Records for processing:
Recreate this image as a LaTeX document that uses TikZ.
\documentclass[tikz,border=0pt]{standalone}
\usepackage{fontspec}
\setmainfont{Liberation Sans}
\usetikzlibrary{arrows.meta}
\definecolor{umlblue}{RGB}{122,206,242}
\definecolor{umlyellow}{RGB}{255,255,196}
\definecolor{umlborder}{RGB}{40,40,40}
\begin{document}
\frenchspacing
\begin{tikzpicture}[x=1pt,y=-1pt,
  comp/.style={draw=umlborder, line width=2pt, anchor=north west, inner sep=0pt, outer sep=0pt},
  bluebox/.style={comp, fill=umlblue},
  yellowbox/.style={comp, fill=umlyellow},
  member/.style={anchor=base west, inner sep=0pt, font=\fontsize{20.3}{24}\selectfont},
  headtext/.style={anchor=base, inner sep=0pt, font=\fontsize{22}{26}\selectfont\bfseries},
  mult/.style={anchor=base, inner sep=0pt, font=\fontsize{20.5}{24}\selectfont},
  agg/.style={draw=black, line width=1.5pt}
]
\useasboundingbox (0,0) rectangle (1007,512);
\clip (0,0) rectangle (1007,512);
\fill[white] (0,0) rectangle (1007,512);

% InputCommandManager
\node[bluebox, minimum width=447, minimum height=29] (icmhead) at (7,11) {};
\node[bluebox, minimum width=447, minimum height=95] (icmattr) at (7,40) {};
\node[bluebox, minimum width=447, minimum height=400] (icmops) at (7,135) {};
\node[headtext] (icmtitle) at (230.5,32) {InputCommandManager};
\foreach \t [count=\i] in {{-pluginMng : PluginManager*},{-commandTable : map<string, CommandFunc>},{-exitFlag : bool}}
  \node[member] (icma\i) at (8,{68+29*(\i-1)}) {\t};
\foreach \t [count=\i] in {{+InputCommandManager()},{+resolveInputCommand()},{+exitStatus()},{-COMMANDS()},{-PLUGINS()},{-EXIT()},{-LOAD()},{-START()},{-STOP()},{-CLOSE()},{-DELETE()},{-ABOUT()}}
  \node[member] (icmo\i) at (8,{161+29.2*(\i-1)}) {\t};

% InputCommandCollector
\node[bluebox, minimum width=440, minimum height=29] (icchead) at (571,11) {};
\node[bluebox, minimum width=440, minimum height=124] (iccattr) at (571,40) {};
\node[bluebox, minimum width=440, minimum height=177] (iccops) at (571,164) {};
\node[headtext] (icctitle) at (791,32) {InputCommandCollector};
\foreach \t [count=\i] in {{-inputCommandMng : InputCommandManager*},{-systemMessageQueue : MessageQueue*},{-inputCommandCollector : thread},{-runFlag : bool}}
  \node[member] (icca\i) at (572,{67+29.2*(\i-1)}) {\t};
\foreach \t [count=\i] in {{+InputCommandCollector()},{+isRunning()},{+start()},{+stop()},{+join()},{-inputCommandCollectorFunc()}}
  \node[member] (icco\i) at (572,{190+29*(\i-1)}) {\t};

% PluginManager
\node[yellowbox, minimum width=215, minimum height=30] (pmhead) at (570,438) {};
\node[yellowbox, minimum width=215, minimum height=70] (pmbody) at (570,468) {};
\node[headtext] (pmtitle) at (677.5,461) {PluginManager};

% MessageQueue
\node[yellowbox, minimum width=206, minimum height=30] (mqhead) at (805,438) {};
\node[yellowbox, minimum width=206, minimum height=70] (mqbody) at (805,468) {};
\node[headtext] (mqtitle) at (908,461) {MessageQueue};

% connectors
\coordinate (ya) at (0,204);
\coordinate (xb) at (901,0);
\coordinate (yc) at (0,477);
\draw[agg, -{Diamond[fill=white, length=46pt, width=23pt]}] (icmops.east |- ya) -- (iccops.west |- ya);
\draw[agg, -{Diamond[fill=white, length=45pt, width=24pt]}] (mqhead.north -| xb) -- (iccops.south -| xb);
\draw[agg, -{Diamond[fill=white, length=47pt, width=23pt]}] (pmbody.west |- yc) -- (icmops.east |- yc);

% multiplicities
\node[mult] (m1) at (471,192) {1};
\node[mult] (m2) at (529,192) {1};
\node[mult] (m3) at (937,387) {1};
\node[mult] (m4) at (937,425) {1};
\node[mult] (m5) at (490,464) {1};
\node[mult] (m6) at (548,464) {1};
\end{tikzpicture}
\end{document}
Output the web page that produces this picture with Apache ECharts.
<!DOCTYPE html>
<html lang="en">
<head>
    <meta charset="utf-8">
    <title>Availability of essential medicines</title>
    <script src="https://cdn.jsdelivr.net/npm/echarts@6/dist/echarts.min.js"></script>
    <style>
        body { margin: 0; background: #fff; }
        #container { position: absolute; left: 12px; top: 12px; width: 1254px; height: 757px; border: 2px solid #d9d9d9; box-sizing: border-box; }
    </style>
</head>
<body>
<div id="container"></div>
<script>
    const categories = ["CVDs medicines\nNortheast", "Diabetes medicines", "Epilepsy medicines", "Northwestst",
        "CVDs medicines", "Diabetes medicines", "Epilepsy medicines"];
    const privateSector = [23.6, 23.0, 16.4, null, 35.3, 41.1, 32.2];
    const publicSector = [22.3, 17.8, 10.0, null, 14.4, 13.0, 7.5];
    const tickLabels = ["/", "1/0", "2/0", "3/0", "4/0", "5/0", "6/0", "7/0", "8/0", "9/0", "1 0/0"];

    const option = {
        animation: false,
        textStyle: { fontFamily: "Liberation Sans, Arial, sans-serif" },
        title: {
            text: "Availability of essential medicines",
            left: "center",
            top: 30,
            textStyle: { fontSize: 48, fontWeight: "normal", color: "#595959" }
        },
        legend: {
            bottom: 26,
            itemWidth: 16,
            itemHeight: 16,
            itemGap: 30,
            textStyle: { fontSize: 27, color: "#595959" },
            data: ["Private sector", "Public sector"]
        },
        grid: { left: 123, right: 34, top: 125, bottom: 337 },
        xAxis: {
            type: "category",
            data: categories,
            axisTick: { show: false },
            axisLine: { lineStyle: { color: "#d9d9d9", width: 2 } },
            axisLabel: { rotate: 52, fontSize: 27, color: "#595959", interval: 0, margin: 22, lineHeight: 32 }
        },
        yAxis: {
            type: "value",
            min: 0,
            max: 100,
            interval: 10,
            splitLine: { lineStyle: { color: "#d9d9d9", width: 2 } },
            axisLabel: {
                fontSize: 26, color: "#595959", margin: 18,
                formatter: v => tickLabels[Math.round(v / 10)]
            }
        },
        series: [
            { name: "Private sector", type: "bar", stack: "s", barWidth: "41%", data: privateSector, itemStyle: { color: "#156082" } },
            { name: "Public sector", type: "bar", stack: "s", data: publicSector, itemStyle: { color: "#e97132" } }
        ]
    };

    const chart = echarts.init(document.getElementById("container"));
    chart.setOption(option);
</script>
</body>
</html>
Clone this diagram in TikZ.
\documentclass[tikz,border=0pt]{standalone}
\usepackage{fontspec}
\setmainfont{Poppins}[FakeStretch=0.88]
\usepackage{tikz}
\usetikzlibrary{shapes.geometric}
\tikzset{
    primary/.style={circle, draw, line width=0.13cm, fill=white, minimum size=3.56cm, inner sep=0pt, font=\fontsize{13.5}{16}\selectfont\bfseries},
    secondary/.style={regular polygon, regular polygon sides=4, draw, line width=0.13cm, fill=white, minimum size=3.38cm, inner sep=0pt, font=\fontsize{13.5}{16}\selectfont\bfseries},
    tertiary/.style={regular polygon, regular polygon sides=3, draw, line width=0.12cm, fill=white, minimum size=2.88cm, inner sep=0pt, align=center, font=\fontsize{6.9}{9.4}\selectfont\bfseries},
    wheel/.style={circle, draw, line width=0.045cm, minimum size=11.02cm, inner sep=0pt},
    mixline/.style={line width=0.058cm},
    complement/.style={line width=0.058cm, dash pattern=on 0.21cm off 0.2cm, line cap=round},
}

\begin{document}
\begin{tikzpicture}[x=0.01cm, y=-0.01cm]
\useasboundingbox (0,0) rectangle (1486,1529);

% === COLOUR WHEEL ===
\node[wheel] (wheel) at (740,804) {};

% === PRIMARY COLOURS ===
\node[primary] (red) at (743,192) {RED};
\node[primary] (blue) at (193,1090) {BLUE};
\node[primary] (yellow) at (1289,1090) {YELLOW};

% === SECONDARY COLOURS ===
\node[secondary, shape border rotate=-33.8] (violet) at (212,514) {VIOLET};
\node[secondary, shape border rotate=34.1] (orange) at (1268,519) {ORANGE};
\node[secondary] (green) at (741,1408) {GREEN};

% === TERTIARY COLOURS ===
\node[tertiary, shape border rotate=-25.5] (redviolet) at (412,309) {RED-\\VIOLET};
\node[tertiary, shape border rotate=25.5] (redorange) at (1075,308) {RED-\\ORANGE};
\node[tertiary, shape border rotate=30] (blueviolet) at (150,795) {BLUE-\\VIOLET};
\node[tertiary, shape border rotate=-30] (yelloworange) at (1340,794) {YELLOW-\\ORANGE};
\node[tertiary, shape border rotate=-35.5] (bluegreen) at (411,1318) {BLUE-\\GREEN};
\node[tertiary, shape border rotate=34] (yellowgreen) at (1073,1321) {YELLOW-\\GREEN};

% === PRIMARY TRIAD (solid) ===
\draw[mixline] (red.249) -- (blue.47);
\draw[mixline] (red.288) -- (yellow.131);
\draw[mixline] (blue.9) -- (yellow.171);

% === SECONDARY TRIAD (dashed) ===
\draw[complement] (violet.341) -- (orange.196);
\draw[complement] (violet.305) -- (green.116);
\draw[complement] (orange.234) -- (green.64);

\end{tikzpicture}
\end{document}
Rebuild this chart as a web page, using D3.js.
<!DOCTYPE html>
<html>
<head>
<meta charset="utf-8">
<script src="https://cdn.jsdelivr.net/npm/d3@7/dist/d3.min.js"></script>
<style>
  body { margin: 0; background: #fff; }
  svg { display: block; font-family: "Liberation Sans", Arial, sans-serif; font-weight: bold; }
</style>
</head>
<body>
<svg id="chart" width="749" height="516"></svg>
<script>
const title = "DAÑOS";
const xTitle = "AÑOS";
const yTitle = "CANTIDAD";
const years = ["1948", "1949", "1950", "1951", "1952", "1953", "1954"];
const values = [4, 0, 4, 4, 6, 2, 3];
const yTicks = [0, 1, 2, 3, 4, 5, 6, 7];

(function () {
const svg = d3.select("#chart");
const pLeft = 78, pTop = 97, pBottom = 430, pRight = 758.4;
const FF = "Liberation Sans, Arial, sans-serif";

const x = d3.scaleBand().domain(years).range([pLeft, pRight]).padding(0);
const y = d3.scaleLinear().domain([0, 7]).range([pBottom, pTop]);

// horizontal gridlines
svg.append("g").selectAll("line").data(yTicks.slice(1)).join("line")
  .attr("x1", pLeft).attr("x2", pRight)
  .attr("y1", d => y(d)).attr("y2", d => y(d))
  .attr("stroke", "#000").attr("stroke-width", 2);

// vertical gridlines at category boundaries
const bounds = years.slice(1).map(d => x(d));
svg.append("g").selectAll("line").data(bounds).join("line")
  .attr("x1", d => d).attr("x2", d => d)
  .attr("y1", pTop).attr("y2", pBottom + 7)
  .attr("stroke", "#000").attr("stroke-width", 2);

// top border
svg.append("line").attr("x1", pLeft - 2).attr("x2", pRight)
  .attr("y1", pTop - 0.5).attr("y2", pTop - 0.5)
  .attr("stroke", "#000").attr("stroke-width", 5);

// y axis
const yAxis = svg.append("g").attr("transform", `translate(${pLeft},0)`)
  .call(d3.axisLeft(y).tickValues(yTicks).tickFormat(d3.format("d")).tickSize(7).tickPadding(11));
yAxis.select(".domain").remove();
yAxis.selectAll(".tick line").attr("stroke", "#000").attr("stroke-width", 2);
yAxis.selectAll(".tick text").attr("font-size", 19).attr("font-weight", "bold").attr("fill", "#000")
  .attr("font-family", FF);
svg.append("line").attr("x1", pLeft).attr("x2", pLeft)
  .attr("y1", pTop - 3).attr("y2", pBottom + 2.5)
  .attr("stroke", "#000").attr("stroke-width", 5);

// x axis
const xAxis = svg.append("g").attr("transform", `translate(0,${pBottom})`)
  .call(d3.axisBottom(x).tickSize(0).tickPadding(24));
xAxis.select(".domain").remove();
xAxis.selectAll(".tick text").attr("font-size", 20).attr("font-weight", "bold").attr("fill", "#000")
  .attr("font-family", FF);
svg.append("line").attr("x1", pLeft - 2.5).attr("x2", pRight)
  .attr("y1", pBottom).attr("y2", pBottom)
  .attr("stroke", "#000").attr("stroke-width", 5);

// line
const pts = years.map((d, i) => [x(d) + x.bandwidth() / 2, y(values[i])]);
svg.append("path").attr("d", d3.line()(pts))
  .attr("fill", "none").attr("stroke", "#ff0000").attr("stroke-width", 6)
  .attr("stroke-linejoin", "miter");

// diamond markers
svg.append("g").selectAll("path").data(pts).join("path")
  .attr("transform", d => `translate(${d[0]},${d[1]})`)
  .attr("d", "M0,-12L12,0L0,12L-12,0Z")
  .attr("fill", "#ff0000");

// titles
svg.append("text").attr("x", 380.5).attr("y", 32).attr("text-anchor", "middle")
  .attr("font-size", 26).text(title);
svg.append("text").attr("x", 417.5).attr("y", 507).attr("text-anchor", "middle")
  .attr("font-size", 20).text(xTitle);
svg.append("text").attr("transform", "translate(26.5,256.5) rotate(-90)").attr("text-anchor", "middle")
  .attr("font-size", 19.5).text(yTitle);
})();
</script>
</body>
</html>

What is required: Search the listing for the string "that". Copy each line where it turns up.

Full answer:
Recreate this image as a LaTeX document that uses TikZ.
Output the web page that produces this picture with Apache ECharts.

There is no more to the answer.